Organizations that represent business, such as the Retail Council of Canada and Restaurants Canada, have largely lauded the move away from mask mandates, saying it will boost profits for embattled businesses carrying COVID-19 debt.
Annie Dormuth, provincial director for Western Canada with the Canadian Federation of Independent Business, told Global News that only 35 per cent of small businesses in B.C. are back to their pre-pandemic sales numbers, and that the average small business in B.C. carries about $200,000 of debt, thanks to COVID-19.
Steve Mascarin, owner and operator of a number of dental clinics in the Greater Toronto Area, welcomes the loosening restrictions, saying it will make his patrons feel safer.
Talking about the challenges his business faced during the pandemic, Mascarin said: “We had a lot of our regular patients that just didn’t show up at all, or they would cancel because they were so scared. Not because they didn’t want to follow the rules with the vaccine or the masks — but they were just scared to go out.”
Mascarin thinks that the removal of mask mandates will create a more welcoming environment for patients, and help them get over COVID-19 anxiety. He noted that dentist offices are already safe environments because dental professionals were wearing protective equipment even before the pandemic and will continue to do so after.
As for his administrative staff who check patients in and out, he will likely not enforce a mask mandate, nor will he for his patients.
Two-year pandemic milestone leaves many questions still unanswered
“If the powers that be say that it’s OK not to wear masks, I think they’re going to feel a lot safer, a lot better,” Mascarin said.
As for employees who feel uncomfortable at work interacting with unmasked patrons, employment lawyer and Hum Law Firm founder Lai King Hum says employers will have to examine their obligations.

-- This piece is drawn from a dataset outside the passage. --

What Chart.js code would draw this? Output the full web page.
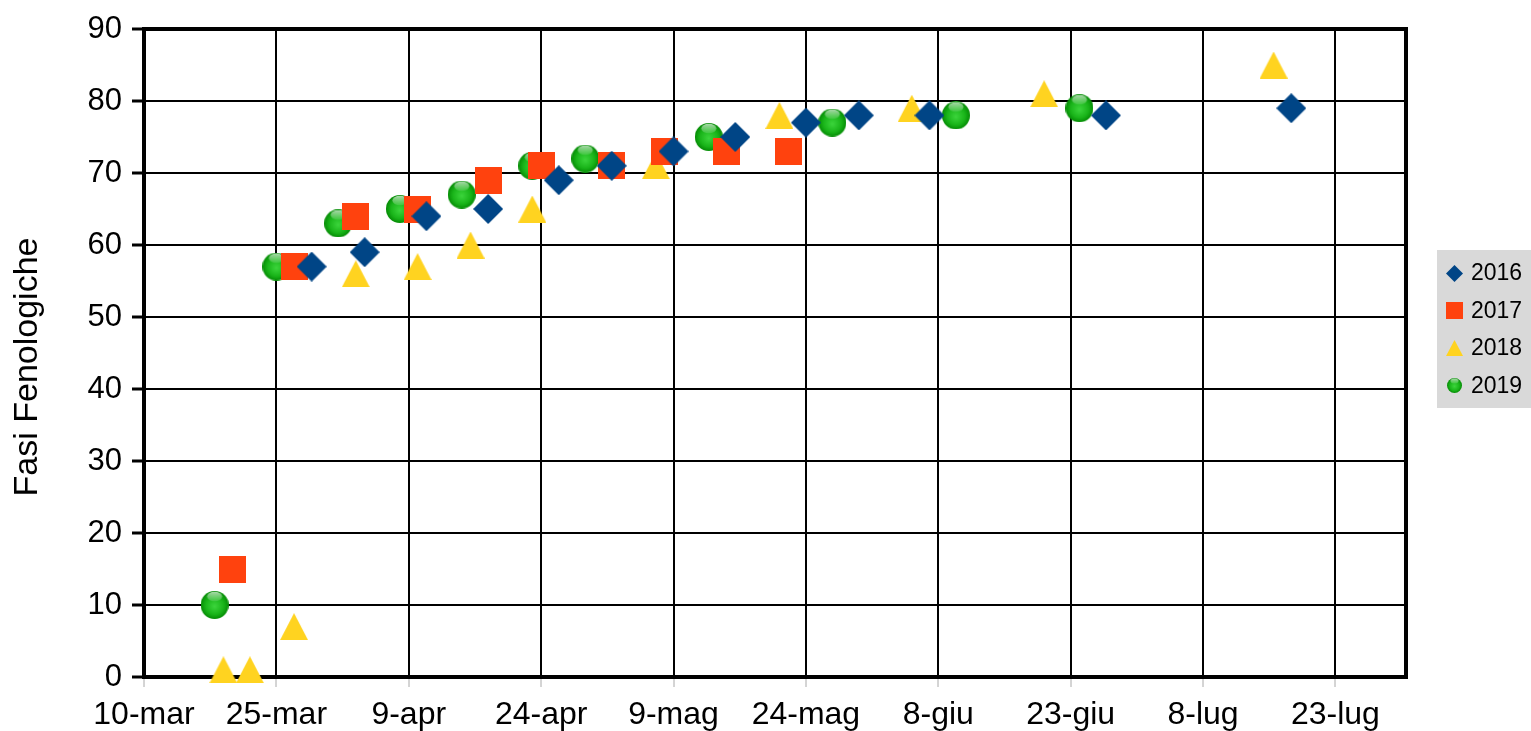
<!DOCTYPE html>
<html>
<head>
<meta charset="utf-8">
<title>Fasi Fenologiche</title>
<script src="https://cdn.jsdelivr.net/npm/chart.js@4.4.1/dist/chart.umd.min.js"></script>
<style>
  html, body { margin: 0; padding: 0; background: #fff; }
  #wrap { width: 1531px; height: 731px; position: relative; }
</style>
</head>
<body>
<div id="wrap"><canvas id="chart"></canvas></div>
<script>
// x = days after 10 March, y = phenological stage
const tickLabels = ['10-mar', '25-mar', '9-apr', '24-apr', '9-mag', '24-mag', '8-giu', '23-giu', '8-lug', '23-lug'];
const yTitle = 'Fasi Fenologiche';

const days2016 = [19, 25, 32, 39, 47, 53, 60, 67, 75, 81, 89, 109, 130];
const fasi2016 = [57, 59, 64, 65, 69, 71, 73, 75, 77, 78, 78, 78, 79];

const days2017 = [10, 17, 24, 31, 39, 45, 53, 59, 66, 73];
const fasi2017 = [15, 57, 64, 65, 69, 71, 71, 73, 73, 73];

const days2018 = [9, 12, 17, 24, 31, 37, 44, 58, 72, 87, 102, 128];
const fasi2018 = [1, 1, 7, 56, 57, 60, 65, 71, 78, 79, 81, 85];

const days2019 = [8, 15, 22, 29, 36, 44, 50, 64, 78, 92, 106];
const fasi2019 = [10, 57, 63, 65, 67, 71, 72, 75, 77, 78, 79];

const seriesNames = ['2016', '2017', '2018', '2019'];
const seriesColors = ['#004586', '#ff420e', '#ffd320', '#1cb31c'];
const seriesShapes = ['diamond', 'square', 'triangle', 'ball'];

const FONT = '"Liberation Sans", Arial, sans-serif';

function makeMarker(kind, color, w, h) {
  const c = document.createElement('canvas');
  c.width = w;
  c.height = h;
  const g = c.getContext('2d');
  g.fillStyle = color;
  if (kind === 'diamond') {
    g.beginPath();
    g.moveTo(w / 2, 0);
    g.lineTo(w, h / 2);
    g.lineTo(w / 2, h);
    g.lineTo(0, h / 2);
    g.closePath();
    g.fill();
  } else if (kind === 'square') {
    g.fillRect(0, 0, w, h);
  } else if (kind === 'triangle') {
    g.beginPath();
    g.moveTo(w / 2, 0);
    g.lineTo(w, h);
    g.lineTo(0, h);
    g.closePath();
    g.fill();
  } else {
    // green glossy ball
    const r = w / 2;
    const grad = g.createRadialGradient(r, r * 1.1, 0, r, r, r);
    grad.addColorStop(0, '#3cd53c');
    grad.addColorStop(0.65, '#19b419');
    grad.addColorStop(1, '#058c05');
    g.fillStyle = grad;
    g.beginPath();
    g.arc(r, r, r, 0, Math.PI * 2);
    g.fill();
    const hl = g.createLinearGradient(0, 0, 0, h * 0.4);
    hl.addColorStop(0, 'rgba(255,255,255,0.7)');
    hl.addColorStop(1, 'rgba(255,255,255,0.05)');
    g.fillStyle = hl;
    g.beginPath();
    g.ellipse(r, h * 0.2, w * 0.27, h * 0.17, 0, 0, Math.PI * 2);
    g.fill();
  }
  return c;
}

const bigSizes = { diamond: [30, 30], square: [27, 27], triangle: [28, 27], ball: [28, 28] };
const smallSizes = { diamond: [17, 17], square: [17, 17], triangle: [17, 16], ball: [15, 15] };

function toPoints(days, vals) {
  return days.map((d, i) => ({ x: d, y: vals[i] }));
}

const allDays = [days2016, days2017, days2018, days2019];
const allFasi = [fasi2016, fasi2017, fasi2018, fasi2019];

const datasets = seriesNames.map((name, i) => {
  const shape = seriesShapes[i];
  return {
    label: name,
    data: toPoints(allDays[i], allFasi[i]),
    backgroundColor: seriesColors[i],
    borderColor: seriesColors[i],
    pointStyle: makeMarker(shape, seriesColors[i], bigSizes[shape][0], bigSizes[shape][1]),
    legendMarker: makeMarker(shape, seriesColors[i], smallSizes[shape][0], smallSizes[shape][1]),
    clip: false,
  };
});

// right edge of the frame, axis title, grey legend box
const framePlugin = {
  id: 'frame',
  beforeDatasetsDraw(chart) {
    const { ctx, chartArea } = chart;
    ctx.save();
    ctx.strokeStyle = '#000';
    ctx.lineWidth = 4;
    ctx.beginPath();
    ctx.moveTo(chartArea.right, chartArea.top - 2);
    ctx.lineTo(chartArea.right, chartArea.bottom + 2);
    ctx.stroke();
    ctx.restore();
  },
  afterDraw(chart) {
    const { ctx } = chart;
    ctx.save();
    ctx.translate(28, 367);
    ctx.rotate(-Math.PI / 2);
    ctx.font = `34px ${FONT}`;
    ctx.fillStyle = '#000';
    ctx.textAlign = 'center';
    ctx.textBaseline = 'middle';
    ctx.fillText(yTitle, 0, 0);
    ctx.restore();

    ctx.save();
    ctx.fillStyle = '#d9d9d9';
    ctx.fillRect(1437, 250, 94, 158);
    ctx.font = `23px ${FONT}`;
    ctx.textBaseline = 'middle';
    ctx.fillStyle = '#000';
    chart.data.datasets.forEach((ds, i) => {
      const y = 273 + i * 37.5;
      const m = ds.legendMarker;
      ctx.drawImage(m, Math.round(1454 - m.width / 2), Math.round(y - m.height / 2));
      ctx.fillText(ds.label, 1471, y + 1);
    });
    ctx.restore();
  },
};

new Chart(document.getElementById('chart'), {
  type: 'scatter',
  data: { datasets },
  plugins: [framePlugin],
  options: {
    responsive: true,
    maintainAspectRatio: false,
    animation: false,
    layout: { padding: { top: 29, right: 125, bottom: 0, left: 0 } },
    plugins: {
      legend: { display: false },
      tooltip: { enabled: false },
    },
    scales: {
      x: {
        type: 'linear',
        min: 0,
        max: 143,
        afterFit: (scale) => { scale.height = 54; },
        border: { color: '#000', width: 4 },
        grid: {
          color: '#000',
          lineWidth: 2,
          tickLength: 10,
          tickColor: '#aaaaaa',
          tickWidth: 1,
        },
        ticks: {
          stepSize: 15,
          includeBounds: false,
          maxRotation: 0,
          autoSkip: false,
          padding: 9,
          color: '#000',
          font: { family: FONT, size: 32 },
          callback: (v) => tickLabels[Math.round(v / 15)] ?? '',
        },
      },
      y: {
        min: 0,
        max: 90,
        afterFit: (scale) => { scale.width = 144; },
        border: { color: '#000', width: 4 },
        grid: {
          color: '#000',
          lineWidth: (c) => (c.tick && c.tick.value === 90 ? 4 : 2),
          tickLength: 12,
          tickColor: '#000',
          tickWidth: 3,
        },
        ticks: {
          stepSize: 10,
          padding: 10,
          color: '#000',
          font: { family: FONT, size: 31 },
        },
      },
    },
  },
});
</script>
</body>
</html>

“Generally speaking, if the employer complies with what public health directives require, then they will have complied with their obligation to keep the workplace safe.”
She added that “employers could also mandate safety requirements that are better than what public health [authorities] direct.”
It remains to be seen what the evolution of masking will look like in Canada as the pandemic waxes and wanes. What both the business community and health officials agree on is that Canadians must exercise tolerance during this adjustment period.
To the people who are choosing to shed their mask as mandates expire, Tsang said: “I completely empathize and understand why you don’t want to do it anymore. But it feels like you just need to hold on a little bit longer, and then we’ll all be there together.”